[BEGIN Given records]

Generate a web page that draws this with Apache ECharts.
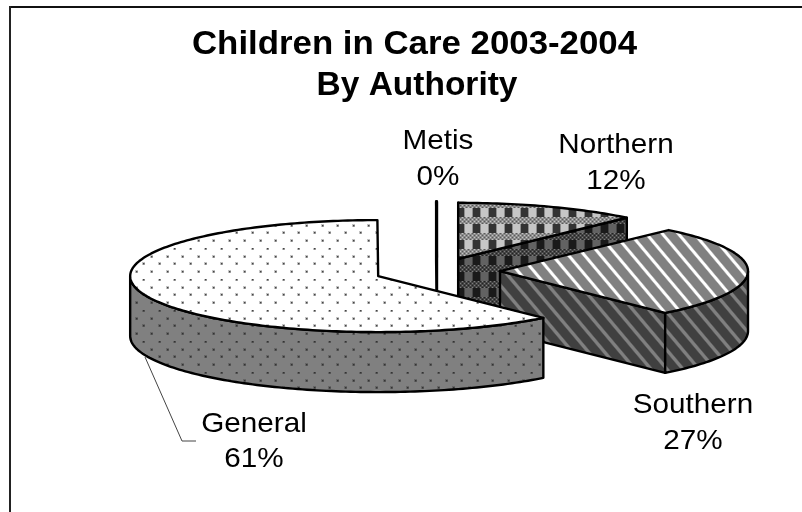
<!DOCTYPE html>
<html>
<head>
<meta charset="utf-8">
<style>html,body{margin:0;padding:0;background:#fff}#chart{width:802px;height:512px}</style>
<script src="https://cdn.jsdelivr.net/npm/echarts@6/dist/echarts.min.js"></script>
</head>
<body>
<div id="chart"></div>
<script>
// ---- data ----
var titleLines = ['Children in Care 2003-2004', 'By Authority'];
var categories = ['Northern', 'Southern', 'General', 'Metis'];
var shares = [11.9, 26.5, 61.55, 0.05];
var shownPercents = [12, 27, 61, 0];

// ---- pie layout / style ----
var pie = { cx: 437, cy: 271, rx: 248, ry: 56, depth: 60 };
var explode = { Northern: 58, Southern: 63, General: 63, Metis: 60 };
var drawOrder = { Northern: 1, Metis: 2, Southern: 3, General: 4 };
var labelPlace = {
  Northern: { x: 616, y: 145, dy: 36 },
  Southern: { x: 693, y: 405, dy: 36 },
  General:  { x: 254, y: 424, dy: 35 },
  Metis:    { x: 438, y: 141, dy: 36 }
};
var labelFont = 'Liberation Sans, Arial, sans-serif';

function tile(w, h, draw) {
  var c = document.createElement('canvas');
  c.width = w; c.height = h;
  draw(c.getContext('2d'));
  return { image: c, repeat: 'repeat' };
}
function dots(bg, dark, halo) {
  return tile(31, 31, function (g) {
    g.fillStyle = bg; g.fillRect(0, 0, 31, 31);
    [[4, 0], [19, 0], [12, 8], [27, 8], [4, 15], [19, 15], [12, 23], [27, 23]].forEach(function (p) {
      g.fillStyle = halo; g.fillRect(p[0] - 1, p[1] - 1, 3, 3);
      g.fillStyle = dark; g.fillRect(p[0], p[1], 1.5, 1.5);
    });
  });
}
function checks(band, bandLight, bandDark, dark, light) {
  return tile(16, 16, function (g) {
    g.fillStyle = band; g.fillRect(0, 0, 16, 16);
    for (var x = 0; x < 16; x += 2) {
      for (var y = 9; y < 16; y += 2) {
        g.fillStyle = ((x + y + 1) % 4 === 0) ? bandLight : bandDark;
        g.fillRect(x, y, 1, 1);
      }
    }
    g.fillStyle = light; g.fillRect(1, 0, 7, 9);
    g.fillStyle = dark; g.fillRect(9, 0, 7, 9);
  });
}
function stripes(base, hi, phase, half) {
  var W = 16, H = 19;
  return tile(W, H, function (g) {
    var img = g.createImageData(W, H);
    for (var y = 0; y < H; y++) for (var x = 0; x < W; x++) {
      var t = (((x - y * W / H - phase) % W) + W) % W;
      if (t > W / 2) t -= W;
      var a = Math.max(0, Math.min(1, (half - Math.abs(t)) / 1.6));
      var i = (y * W + x) * 4;
      for (var k = 0; k < 3; k++) img.data[i + k] = base + (hi - base) * a;
      img.data[i + 3] = 255;
    }
    g.putImageData(img, 0, 0);
  });
}
var fills = {
  Northern: { top: checks('#8c8c8c', '#c4c4c4', '#5a5a5a', '#333333', '#c6c6c6'),
              side: checks('#444444', '#7c7c7c', '#222222', '#1a1a1a', '#626262') },
  Southern: { top: stripes(128, 255, 1.5, 2.8), side: stripes(64, 128, 4, 3) },
  General:  { top: dots('#ffffff', '#444444', '#c4c4c4'), side: dots('#808080', '#333333', '#666666') },
  Metis:    { top: '#ffffff', side: '#808080' }
};

// ---- slices computed from the shares ----
var total = shares.reduce(function (a, b) { return a + b; }, 0);
var spans = [], acc = 0;
shares.forEach(function (v) {
  var a0 = acc / total * 2 * Math.PI;
  acc += v;
  spans.push([a0, acc / total * 2 * Math.PI]);
});

function renderSlice(params, api) {
  var i = params.dataIndex, name = categories[i];
  var a0 = spans[i][0], a1 = spans[i][1], mid = (a0 + a1) / 2;
  var d = explode[name], f = fills[name], base = drawOrder[name] * 10;
  var cx = pie.cx + d * Math.sin(mid);
  var cy = pie.cy - d * Math.cos(mid) * pie.ry / pie.rx;
  function pt(a, z) { return [cx + pie.rx * Math.sin(a), cy - pie.ry * Math.cos(a) + z]; }
  function arc(s, e, z) {
    var out = [], n = Math.max(2, Math.ceil((e - s) / 0.02));
    for (var k = 0; k <= n; k++) out.push(pt(s + (e - s) * k / n, z));
    return out;
  }
  function poly(points, fill, z2) {
    return { type: 'polygon', z2: base + z2, silent: true, shape: { points: points },
      style: { fill: fill, stroke: '#000', lineWidth: 2.4, lineJoin: 'round' } };
  }
  var kids = [], D = pie.depth;
  function face(a, z2) {
    kids.push(poly([[cx, cy], pt(a, 0), pt(a, D), [cx, cy + D]], f.side, z2));
  }
  if (Math.sin(a0) <= 0.001) face(a0, 0);
  if (Math.sin(a1) >= -0.001) face(a1, 1);
  var ws = Math.max(a0, Math.PI / 2), we = Math.min(a1, 3 * Math.PI / 2);
  if (we > ws) kids.push(poly(arc(ws, we, 0).concat(arc(ws, we, D).reverse()), f.side, 2));
  kids.push(poly([[cx, cy]].concat(arc(a0, a1, 0)), f.top, 3));
  return { type: 'group', children: kids };
}

// ---- texts and frame ----
function text(str, x, y, size, weight, scaleX) {
  return { type: 'text', x: x, y: y, scaleX: scaleX, z: 50, silent: true,
    style: { text: str, fill: '#000', fontSize: size, fontWeight: weight, fontFamily: labelFont,
             align: 'center', verticalAlign: 'middle', textAlign: 'center', textVerticalAlign: 'middle' } };
}
var graphics = [
  { type: 'line', silent: true, z: 40, shape: { x1: 10, y1: 7, x2: 802, y2: 7 }, style: { stroke: '#111', lineWidth: 2 } },
  { type: 'line', silent: true, z: 40, shape: { x1: 10, y1: 6, x2: 10, y2: 512 }, style: { stroke: '#222', lineWidth: 2 } },
  { type: 'polyline', silent: true, z: 40, shape: { points: [[145, 357], [182, 441], [196, 441]] }, style: { stroke: '#444', lineWidth: 1, fill: 'none' } },
  text(titleLines[0], 414.5, 45, 33, 'bold', 1.055),
  text(titleLines[1], 417, 86, 33, 'bold', 1.015)
];
categories.forEach(function (name, i) {
  var p = labelPlace[name];
  graphics.push(text(name, p.x, p.y, 28, 'normal', 1.06));
  graphics.push(text(shownPercents[i] + '%', p.x, p.y + p.dy, 28, 'normal', 1.06));
});

var chart = echarts.init(document.getElementById('chart'), null, { renderer: 'canvas' });
chart.setOption({
  animation: false,
  backgroundColor: '#ffffff',
  graphic: { elements: graphics },
  series: [{
    type: 'custom',
    coordinateSystem: 'none',
    silent: true,
    renderItem: renderSlice,
    data: shares.map(function (v, i) { return { name: categories[i], value: [v] }; })
  }]
});
</script>
</body>
</html>
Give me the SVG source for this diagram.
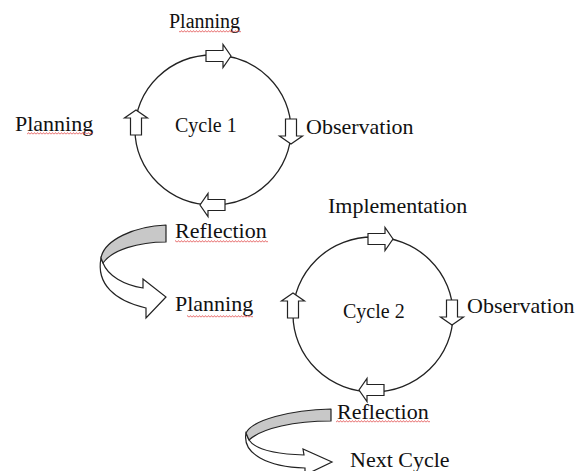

[END Given records]

= Work required =
Write out the entries above verbatim; the pictures do not belong in your copy.

= Exercise output =
Generate a web page that draws this with Apache ECharts.
<!DOCTYPE html>
<html>
<head>
<meta charset="utf-8">
<style>html,body{margin:0;padding:0;background:#fff}#chart{width:802px;height:512px}</style>
<script src="https://cdn.jsdelivr.net/npm/echarts@6/dist/echarts.min.js"></script>
</head>
<body>
<div id="chart"></div>
<script>
// ---- data ----
var titleLines = ['Children in Care 2003-2004', 'By Authority'];
var categories = ['Northern', 'Southern', 'General', 'Metis'];
var shares = [11.9, 26.5, 61.55, 0.05];
var shownPercents = [12, 27, 61, 0];

// ---- pie layout / style ----
var pie = { cx: 437, cy: 271, rx: 248, ry: 56, depth: 60 };
var explode = { Northern: 58, Southern: 63, General: 63, Metis: 60 };
var drawOrder = { Northern: 1, Metis: 2, Southern: 3, General: 4 };
var labelPlace = {
  Northern: { x: 616, y: 145, dy: 36 },
  Southern: { x: 693, y: 405, dy: 36 },
  General:  { x: 254, y: 424, dy: 35 },
  Metis:    { x: 438, y: 141, dy: 36 }
};
var labelFont = 'Liberation Sans, Arial, sans-serif';

function tile(w, h, draw) {
  var c = document.createElement('canvas');
  c.width = w; c.height = h;
  draw(c.getContext('2d'));
  return { image: c, repeat: 'repeat' };
}
function dots(bg, dark, halo) {
  return tile(31, 31, function (g) {
    g.fillStyle = bg; g.fillRect(0, 0, 31, 31);
    [[4, 0], [19, 0], [12, 8], [27, 8], [4, 15], [19, 15], [12, 23], [27, 23]].forEach(function (p) {
      g.fillStyle = halo; g.fillRect(p[0] - 1, p[1] - 1, 3, 3);
      g.fillStyle = dark; g.fillRect(p[0], p[1], 1.5, 1.5);
    });
  });
}
function checks(band, bandLight, bandDark, dark, light) {
  return tile(16, 16, function (g) {
    g.fillStyle = band; g.fillRect(0, 0, 16, 16);
    for (var x = 0; x < 16; x += 2) {
      for (var y = 9; y < 16; y += 2) {
        g.fillStyle = ((x + y + 1) % 4 === 0) ? bandLight : bandDark;
        g.fillRect(x, y, 1, 1);
      }
    }
    g.fillStyle = light; g.fillRect(1, 0, 7, 9);
    g.fillStyle = dark; g.fillRect(9, 0, 7, 9);
  });
}
function stripes(base, hi, phase, half) {
  var W = 16, H = 19;
  return tile(W, H, function (g) {
    var img = g.createImageData(W, H);
    for (var y = 0; y < H; y++) for (var x = 0; x < W; x++) {
      var t = (((x - y * W / H - phase) % W) + W) % W;
      if (t > W / 2) t -= W;
      var a = Math.max(0, Math.min(1, (half - Math.abs(t)) / 1.6));
      var i = (y * W + x) * 4;
      for (var k = 0; k < 3; k++) img.data[i + k] = base + (hi - base) * a;
      img.data[i + 3] = 255;
    }
    g.putImageData(img, 0, 0);
  });
}
var fills = {
  Northern: { top: checks('#8c8c8c', '#c4c4c4', '#5a5a5a', '#333333', '#c6c6c6'),
              side: checks('#444444', '#7c7c7c', '#222222', '#1a1a1a', '#626262') },
  Southern: { top: stripes(128, 255, 1.5, 2.8), side: stripes(64, 128, 4, 3) },
  General:  { top: dots('#ffffff', '#444444', '#c4c4c4'), side: dots('#808080', '#333333', '#666666') },
  Metis:    { top: '#ffffff', side: '#808080' }
};

// ---- slices computed from the shares ----
var total = shares.reduce(function (a, b) { return a + b; }, 0);
var spans = [], acc = 0;
shares.forEach(function (v) {
  var a0 = acc / total * 2 * Math.PI;
  acc += v;
  spans.push([a0, acc / total * 2 * Math.PI]);
});

function renderSlice(params, api) {
  var i = params.dataIndex, name = categories[i];
  var a0 = spans[i][0], a1 = spans[i][1], mid = (a0 + a1) / 2;
  var d = explode[name], f = fills[name], base = drawOrder[name] * 10;
  var cx = pie.cx + d * Math.sin(mid);
  var cy = pie.cy - d * Math.cos(mid) * pie.ry / pie.rx;
  function pt(a, z) { return [cx + pie.rx * Math.sin(a), cy - pie.ry * Math.cos(a) + z]; }
  function arc(s, e, z) {
    var out = [], n = Math.max(2, Math.ceil((e - s) / 0.02));
    for (var k = 0; k <= n; k++) out.push(pt(s + (e - s) * k / n, z));
    return out;
  }
  function poly(points, fill, z2) {
    return { type: 'polygon', z2: base + z2, silent: true, shape: { points: points },
      style: { fill: fill, stroke: '#000', lineWidth: 2.4, lineJoin: 'round' } };
  }
  var kids = [], D = pie.depth;
  function face(a, z2) {
    kids.push(poly([[cx, cy], pt(a, 0), pt(a, D), [cx, cy + D]], f.side, z2));
  }
  if (Math.sin(a0) <= 0.001) face(a0, 0);
  if (Math.sin(a1) >= -0.001) face(a1, 1);
  var ws = Math.max(a0, Math.PI / 2), we = Math.min(a1, 3 * Math.PI / 2);
  if (we > ws) kids.push(poly(arc(ws, we, 0).concat(arc(ws, we, D).reverse()), f.side, 2));
  kids.push(poly([[cx, cy]].concat(arc(a0, a1, 0)), f.top, 3));
  return { type: 'group', children: kids };
}

// ---- texts and frame ----
function text(str, x, y, size, weight, scaleX) {
  return { type: 'text', x: x, y: y, scaleX: scaleX, z: 50, silent: true,
    style: { text: str, fill: '#000', fontSize: size, fontWeight: weight, fontFamily: labelFont,
             align: 'center', verticalAlign: 'middle', textAlign: 'center', textVerticalAlign: 'middle' } };
}
var graphics = [
  { type: 'line', silent: true, z: 40, shape: { x1: 10, y1: 7, x2: 802, y2: 7 }, style: { stroke: '#111', lineWidth: 2 } },
  { type: 'line', silent: true, z: 40, shape: { x1: 10, y1: 6, x2: 10, y2: 512 }, style: { stroke: '#222', lineWidth: 2 } },
  { type: 'polyline', silent: true, z: 40, shape: { points: [[145, 357], [182, 441], [196, 441]] }, style: { stroke: '#444', lineWidth: 1, fill: 'none' } },
  text(titleLines[0], 414.5, 45, 33, 'bold', 1.055),
  text(titleLines[1], 417, 86, 33, 'bold', 1.015)
];
categories.forEach(function (name, i) {
  var p = labelPlace[name];
  graphics.push(text(name, p.x, p.y, 28, 'normal', 1.06));
  graphics.push(text(shownPercents[i] + '%', p.x, p.y + p.dy, 28, 'normal', 1.06));
});

var chart = echarts.init(document.getElementById('chart'), null, { renderer: 'canvas' });
chart.setOption({
  animation: false,
  backgroundColor: '#ffffff',
  graphic: { elements: graphics },
  series: [{
    type: 'custom',
    coordinateSystem: 'none',
    silent: true,
    renderItem: renderSlice,
    data: shares.map(function (v, i) { return { name: categories[i], value: [v] }; })
  }]
});
</script>
</body>
</html>
Give me the SVG source for this diagram.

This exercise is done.